The authorities may do well to enforce safety standards
Dozens of people died last week after a canoe capsized on Kirfi River in Kirfi Local Government Area of Bauchi State in the latest of what has become a common tragedy in our country. The victims, all farmers, were on their way to their farms when the incident occurred. In July, a 20-capacity passenger boat with 60 horsepower engine capsized mid-sea after being hit by severe wave along the Badore-Ijede waterway in Ikorodu axis of Lagos. With no survivor, about 15 dead bodies were eventually recovered. On-the-spot investigation revealed that the incident was caused by poor visibility. None of the passengers was on life jacket.

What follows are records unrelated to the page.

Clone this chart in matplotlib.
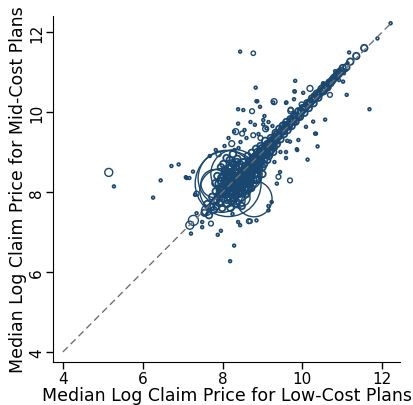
import matplotlib
matplotlib.use("Agg")
import matplotlib.pyplot as plt

# Hospital-level median log claim prices, low-cost vs mid-cost plans
# Large markets (drawn as large hollow circles, weight = marker area)
big_x = [8.14, 8.09, 8.31, 7.98, 8.79, 8.59, 7.81, 8.39, 8.49, 5.15, 7.18, 7.27, 7.60]
big_y = [8.21, 8.34, 8.46, 8.04, 7.83, 8.44, 8.21, 7.78, 7.85, 8.49, 7.17, 7.29, 7.54]
big_w = [2250, 1630, 1200, 1000, 670, 530, 410, 100, 130, 33, 33, 52, 52]

# Mid-sized markets
mid_x = [7.35, 7.71, 8.66, 8.69, 9.40, 9.69, 8.49, 8.77, 8.23, 8.77, 10.19, 10.69,
         9.71, 9.98, 9.29, 8.74, 8.33, 9.08, 9.71, 8.19, 8.64, 7.90, 8.95, 9.55]
mid_y = [7.96, 7.21, 7.27, 7.27, 8.38, 8.29, 9.46, 9.42, 9.21, 11.47, 10.59, 10.43,
         10.03, 10.19, 10.26, 10.02, 9.51, 9.58, 10.06, 7.83, 8.09, 8.95, 9.35, 9.70]
mid_w = [12, 12, 12, 10, 12, 12, 12, 12, 18, 10, 18, 12,
         18, 12, 18, 12, 18, 18, 12, 30, 18, 14, 12, 12]

# Small markets: scattered points
small_x = [5.28, 6.26, 6.45, 6.72, 6.90, 7.08, 7.17, 7.26, 7.35, 7.21, 7.49, 7.49,
           8.19, 8.29, 7.88, 7.96, 8.39, 8.44, 8.25, 8.85, 9.15, 9.23, 9.15, 9.44,
           9.36, 9.59, 10.13, 9.87, 10.32, 8.29, 8.39, 9.02, 9.10, 7.83, 7.68, 7.10,
           12.21, 11.88, 11.17, 11.13, 10.96, 11.09, 11.04, 10.82, 10.92, 11.02, 10.65,
           10.52, 9.82, 9.80, 9.79, 9.27, 9.59, 10.27, 11.11, 11.68, 10.57, 10.34,
           10.09, 8.44, 8.83, 8.85, 8.94, 9.60, 9.81, 10.02, 10.51, 8.39, 8.52, 8.87,
           9.05, 9.02, 8.81, 9.69, 9.90, 10.27, 10.38, 9.86, 9.59, 7.31, 9.30, 9.45,
           8.15, 8.05, 8.45, 8.55, 8.60, 8.70, 8.90, 9.15, 9.25, 8.30, 8.40, 9.62]
small_y = [8.14, 7.86, 8.29, 8.65, 8.69, 8.37, 8.35, 8.51, 7.47, 6.96, 7.25, 7.12,
           6.27, 6.66, 6.93, 7.03, 7.25, 7.17, 7.45, 7.29, 7.65, 7.75, 7.54, 8.50,
           8.21, 8.85, 8.81, 9.05, 9.46, 9.51, 9.71, 9.69, 9.59, 9.05, 8.90, 8.35,
           12.22, 11.84, 11.49, 11.22, 11.03, 11.05, 10.97, 11.02, 10.80, 10.76, 10.76,
           10.72, 10.78, 10.52, 10.32, 10.24, 10.23, 10.43, 10.43, 10.07, 9.81, 9.46,
           9.63, 11.51, 10.61, 10.27, 10.13, 10.24, 10.51, 10.48, 10.69, 10.07, 10.05, 10.27,
           9.90, 9.80, 9.68, 9.26, 9.30, 9.76, 9.14, 9.07, 9.00, 7.93, 8.75, 9.00,
           9.35, 9.15, 9.25, 9.55, 9.35, 9.75, 9.45, 9.75, 9.65, 9.05, 9.10, 9.28]

# Core of the distribution along the diagonal
band_x = [7.55, 7.62, 7.66, 7.71, 7.74, 7.78, 7.80, 7.83, 7.85, 7.88, 7.90, 7.92,
          7.95, 7.97, 7.99, 8.01, 8.03, 8.05, 8.07, 8.09, 8.11, 8.13, 8.15, 8.16,
          8.18, 8.20, 8.22, 8.24, 8.25, 8.27, 8.29, 8.31, 8.33, 8.35, 8.37, 8.39,
          8.41, 8.43, 8.45, 8.47, 8.49, 8.51, 8.53, 8.55, 8.57, 8.59, 8.61, 8.63,
          8.65, 8.67, 8.69, 8.71, 8.73, 8.75, 8.77, 8.79, 8.81, 8.84, 8.86, 8.88,
          8.90, 8.93, 8.95, 8.97, 9.00, 9.02, 9.05, 9.07, 9.10, 9.12, 9.15, 9.18,
          9.21, 9.24, 9.27, 9.30, 9.33, 9.36, 9.39, 9.42, 9.45, 9.48, 9.51, 9.54,
          9.57, 9.60, 9.63, 9.66, 9.70, 9.73, 9.76, 9.80, 9.83, 9.86, 9.90, 9.94,
          9.97, 10.01, 10.05, 10.08, 10.12, 10.16, 10.20, 10.24, 10.28, 10.32, 10.36,
          10.40, 10.44, 10.48, 10.53, 10.58, 10.63, 10.68, 10.74, 10.80, 10.86, 10.93,
          11.01, 11.10, 11.20, 11.35, 11.55,
          7.93, 8.00, 8.04, 8.08, 8.12, 8.14, 8.17, 8.19, 8.21, 8.23, 8.26, 8.28,
          8.30, 8.32, 8.34, 8.36, 8.38, 8.40, 8.42, 8.44, 8.46, 8.48, 8.50, 8.52,
          8.54, 8.56, 8.58, 8.60, 8.62, 8.64, 8.66, 8.68, 8.70, 8.72, 8.74, 8.76,
          8.78, 8.80, 8.83, 8.85, 8.87, 8.89, 8.92, 8.94, 8.96, 8.99, 9.01, 9.04,
          9.06, 9.09, 9.13, 9.16, 9.19, 9.22, 9.26, 9.29, 9.32, 9.35, 7.96, 8.02,
          8.06, 7.87, 7.82, 8.10, 8.18, 8.26, 8.20, 8.35, 8.48, 8.60, 8.72, 8.85, 9.00,
          8.82, 8.88, 8.94, 9.00, 9.06, 9.12, 9.18, 9.24, 9.30, 9.36, 9.42, 9.48,
          9.54, 9.60, 9.66, 9.72, 9.78, 9.84, 9.90, 9.96, 10.02, 10.08, 10.14, 10.20,
          10.26, 10.32, 10.38, 10.44, 10.50, 10.56, 10.62, 10.70, 10.77, 10.84, 10.91,
          10.98,
          7.85, 7.92, 7.98, 8.03, 8.06, 8.10, 8.13, 8.17, 8.20, 8.24, 8.27, 8.31,
          8.34, 8.37, 8.41, 8.44, 8.47, 8.51, 8.54, 8.57, 8.61, 8.64, 8.67, 8.71,
          8.74, 8.78, 8.81, 8.08, 8.15, 8.22, 8.28, 8.36, 8.02, 7.95, 8.40, 8.50,
          8.58, 8.68, 8.30, 8.12]
band_y = [7.48, 7.70, 7.42, 7.63, 7.88, 7.55, 7.76, 8.02, 7.64, 7.90, 8.21, 7.72,
          7.98, 8.36, 7.60, 8.12, 7.84, 8.48, 7.95, 8.27, 7.70, 8.05, 8.60, 7.88,
          8.18, 8.40, 7.99, 8.72, 7.78, 8.30, 8.08, 8.52, 7.92, 8.22, 8.83, 8.40,
          8.01, 8.62, 8.30, 7.86, 8.48, 8.15, 8.74, 8.40, 8.05, 8.58, 8.28, 8.90,
          8.50, 8.18, 8.70, 8.40, 8.98, 8.60, 8.30, 8.82, 8.55, 9.08, 8.72, 8.45,
          8.92, 8.68, 9.15, 8.85, 8.62, 9.05, 8.82, 9.28, 9.00, 8.80, 9.18, 8.98,
          9.35, 9.12, 9.00, 9.30, 9.48, 9.20, 9.40, 9.58, 9.32, 9.50, 9.66, 9.45,
          9.60, 9.75, 9.55, 9.70, 9.82, 9.65, 9.80, 9.92, 9.76, 9.90, 10.02, 9.88,
          10.00, 10.10, 9.98, 10.12, 10.22, 10.10, 10.25, 10.34, 10.22, 10.38, 10.46,
          10.36, 10.50, 10.58, 10.52, 10.66, 10.62, 10.74, 10.78, 10.86, 10.92, 11.00,
          11.10, 11.12, 11.26, 11.40, 11.60,
          8.05, 7.95, 8.20, 8.05, 8.38, 8.15, 7.98, 8.28, 8.10, 8.50, 8.20, 7.98,
          8.40, 8.15, 8.62, 8.30, 8.08, 8.50, 8.20, 8.42, 8.68, 8.35, 8.25, 8.55,
          8.33, 8.65, 8.45, 8.20, 8.52, 8.38, 8.78, 8.55, 8.30, 8.65, 8.48, 8.85,
          8.65, 8.45, 8.78, 8.60, 9.00, 8.80, 8.58, 8.98, 8.75, 9.10, 8.92, 8.70,
          9.12, 8.92, 9.08, 8.90, 9.25, 9.05, 9.22, 9.12, 9.38, 9.28, 8.62, 8.70,
          8.55, 8.40, 8.22, 8.85, 8.80, 8.95, 7.60, 7.70, 7.65, 7.95, 8.10, 8.30, 8.45,
          8.90, 8.86, 9.02, 8.98, 9.10, 9.20, 9.16, 9.30, 9.28, 9.44, 9.40, 9.55,
          9.52, 9.66, 9.64, 9.78, 9.76, 9.90, 9.88, 10.02, 10.06, 10.12, 10.18, 10.24,
          10.30, 10.35, 10.42, 10.47, 10.54, 10.58, 10.66, 10.72, 10.82, 10.88, 10.95,
          11.03,
          7.80, 7.86, 8.10, 8.00, 8.30, 8.12, 8.22, 8.35, 8.02, 8.15, 8.42, 8.28,
          8.05, 8.18, 8.36, 8.10, 8.52, 8.40, 8.20, 8.50, 8.62, 8.47, 8.66, 8.52,
          8.72, 8.75, 8.66, 8.45, 8.50, 8.62, 8.70, 8.75, 8.40, 8.28, 7.95, 7.98,
          8.12, 8.22, 7.85, 7.80]

navy = "#1a476f"

fig = plt.figure(figsize=(4.13, 4.06), dpi=100)
ax = fig.add_axes([0.128, 0.106, 0.841, 0.852])

ax.scatter(band_x, band_y, s=22, facecolors="none", edgecolors=navy, linewidths=1.3)
ax.scatter(small_x, small_y, s=4, facecolors="none", edgecolors=navy, linewidths=1.2)
ax.scatter(mid_x, mid_y, s=mid_w, facecolors="none", edgecolors=navy, linewidths=1.0)
ax.scatter(big_x, big_y, s=big_w, facecolors="none", edgecolors=navy, linewidths=1.0)

# 45-degree reference line
ax.plot([4, 12.2], [4, 12.2], color="#727272", linestyle=(0, (5, 3)), linewidth=1.0, zorder=3)

ax.set_xlim(3.75, 12.45)
ax.set_ylim(3.75, 12.4)
ax.set_xticks([4, 6, 8, 10, 12])
ax.set_yticks([4, 6, 8, 10, 12])
ax.tick_params(labelsize=11, length=5, width=1, pad=1.5)
for lbl in ax.get_yticklabels():
    lbl.set_rotation(90)
    lbl.set_va("center")

ax.spines["top"].set_visible(False)
ax.spines["right"].set_visible(False)
ax.set_xlabel("Median Log Claim Price for Low-Cost Plans", fontsize=12.5, labelpad=0)
ax.set_ylabel("Median Log Claim Price for Mid-Cost Plans", fontsize=12.5, labelpad=1)

fig.savefig("out.png", dpi=100)
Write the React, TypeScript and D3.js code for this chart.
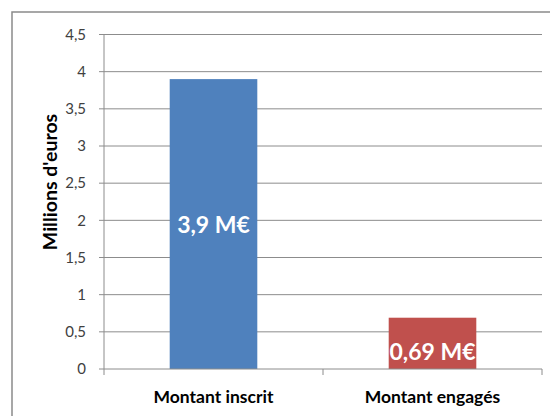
import * as d3 from "d3";

const categories = ["Montant inscrit", "Montant engagés"];
const values = [3.9, 0.69];
const valueLabels = ["3,9 M€", "0,69 M€"];
const barColors = ["#4f81bd", "#c0504d"];
const yTicks = [0, 0.5, 1, 1.5, 2, 2.5, 3, 3.5, 4, 4.5];
const yTitle = "Millions d'euros";

export default function App() {
  const width = 550;
  const height = 416;
  const left = 104;
  const right = 542;
  const top = 34.5;
  const bottom = 369;
  const font = "Lato, 'Open Sans', 'DejaVu Sans', sans-serif";
  const gridColor = "#8c8c8c";

  const x = d3
    .scaleBand<string>()
    .domain(categories)
    .range([left, right])
    .paddingInner(0.6)
    .paddingOuter(0.3);

  const y = d3.scaleLinear().domain([0, 4.5]).range([bottom, top]);
  const fmt = (v: number) => String(v).replace(".", ",");

  return (
    <svg
      width={width}
      height={height}
      style={{ position: "absolute", left: 0, top: 0, background: "#fff" }}
      fontFamily={font}
    >
      <rect x={12} y={12} width={600} height={500} fill="#fff" stroke="#8a8a8a" strokeWidth={1.5} />

      {yTicks.map((t) => (
        <g key={t}>
          {t > 0 ? (
            <line x1={left} x2={right} y1={y(t)} y2={y(t)} stroke={gridColor} strokeWidth={1} />
          ) : null}
          <line x1={left - 5} x2={left} y1={y(t)} y2={y(t)} stroke={gridColor} strokeWidth={1} />
          <text x={86} y={y(t)} dy="0.35em" textAnchor="end" fontSize={15} fill="#404040">
            {fmt(t)}
          </text>
        </g>
      ))}

      {categories.map((c, i) => {
        const bx = x(c) ?? 0;
        const by = y(values[i]);
        const bw = x.bandwidth();
        // short bars get their label pushed toward the base
        const labelY = bottom - by < 80 ? bottom - 17 : (by + bottom) / 2 + 1;
        return (
          <g key={c}>
            <rect x={bx} y={by} width={bw} height={bottom - by} fill={barColors[i]} />
            <text
              x={bx + bw / 2}
              y={labelY}
              dy="0.36em"
              textAnchor="middle"
              fill="#fff"
              fontSize={23}
              fontWeight="bold"
            >
              {valueLabels[i]}
            </text>
            <text
              x={bx + bw / 2}
              y={397}
              dy="0.36em"
              textAnchor="middle"
              fill="#000"
              fontSize={17.5}
              fontWeight="bold"
            >
              {c}
            </text>
          </g>
        );
      })}

      <line x1={left} x2={left} y1={top} y2={bottom + 6} stroke={gridColor} strokeWidth={1} />
      <line x1={left} x2={right} y1={bottom} y2={bottom} stroke={gridColor} strokeWidth={1} />
      {[left + x.step(), right].map((tx) => (
        <line key={tx} x1={tx} x2={tx} y1={bottom} y2={bottom + 6} stroke={gridColor} strokeWidth={1} />
      ))}

      <text
        transform={`translate(50, 182) rotate(-90)`}
        dy="0.35em"
        textAnchor="middle"
        fontSize={19.5}
        fontWeight="bold"
        fill="#000"
      >
        {yTitle}
      </text>
    </svg>
  );
}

As we have stated repeatedly on this page, the rising number of deaths occasioned by boat mishaps on the nation’s waterways should indeed be a serious cause for concern to the Nigerian Inland Waterways Authority (NIWA). There is hardly any month without reports of boat accidents and often with heavy casualty figures. And the causes are almost always the same.
It is understandable that boat accidents are inevitable in the creeks and coastlines especially given the fact that the people living in those areas have no alternative means of transportation. The absence of other reliable transport system has made people to pile into whatever watercraft happens to be moving towards the direction they are going. And since safety standards are never enforced, these small wooden canoes most often carry passengers far beyond their capacity.
It is a notorious fact that there is hardly any ferry, canoe or the so-called “flying boat” that keeps to the exact passenger specification. Aside from overloading, another cause of these marine accidents is that most of the boats are old and suffer from lack of proper maintenance. Perhaps more important is the obvious absence of enforcement of safety standards. In fact, not much is known about the existence of any mandatory operational guidelines for ownership of ferries and boats and the minimum standards that must be met to be in the business of ferrying people through the waters.
Again that explains why in some instances boats that were constructed to carry not more than 20 persons could be loaded with 50 or more passengers especially at peak periods when people are in a hurry to get back to their places. Consequently, when the canoe encounters stormy conditions along the water, the sheer weight of the human cargo and other luggage would make it easily susceptible to capsize. Furthermore, the fact that there are no life jackets on board is a sure guarantee that casualty was bound to be high.
There is no doubt that water transportation could be one clear source of decongesting the roads in places where road travel could result in spending frustrating hours on the traffic. However, the operational standard should be enforced nationally so that all ferry and canoe operators have a universal safety standard. There should also be regular inspection of these boats just like motor vehicles are inspected for their road worthiness in order to detect dilapidated and rickety ones which constitute serious hazard to human lives.
Provision of emergency services along the water ways is also important. The absence of such emergency agencies often contribute to the high casualty figures recorded when boat accidents occur since the operators have little or no knowledge about the first aid steps to take when faced with emergency situations. All these and other safety measures would definitely go a long way in minimising the number of deaths on the nation’s waterways.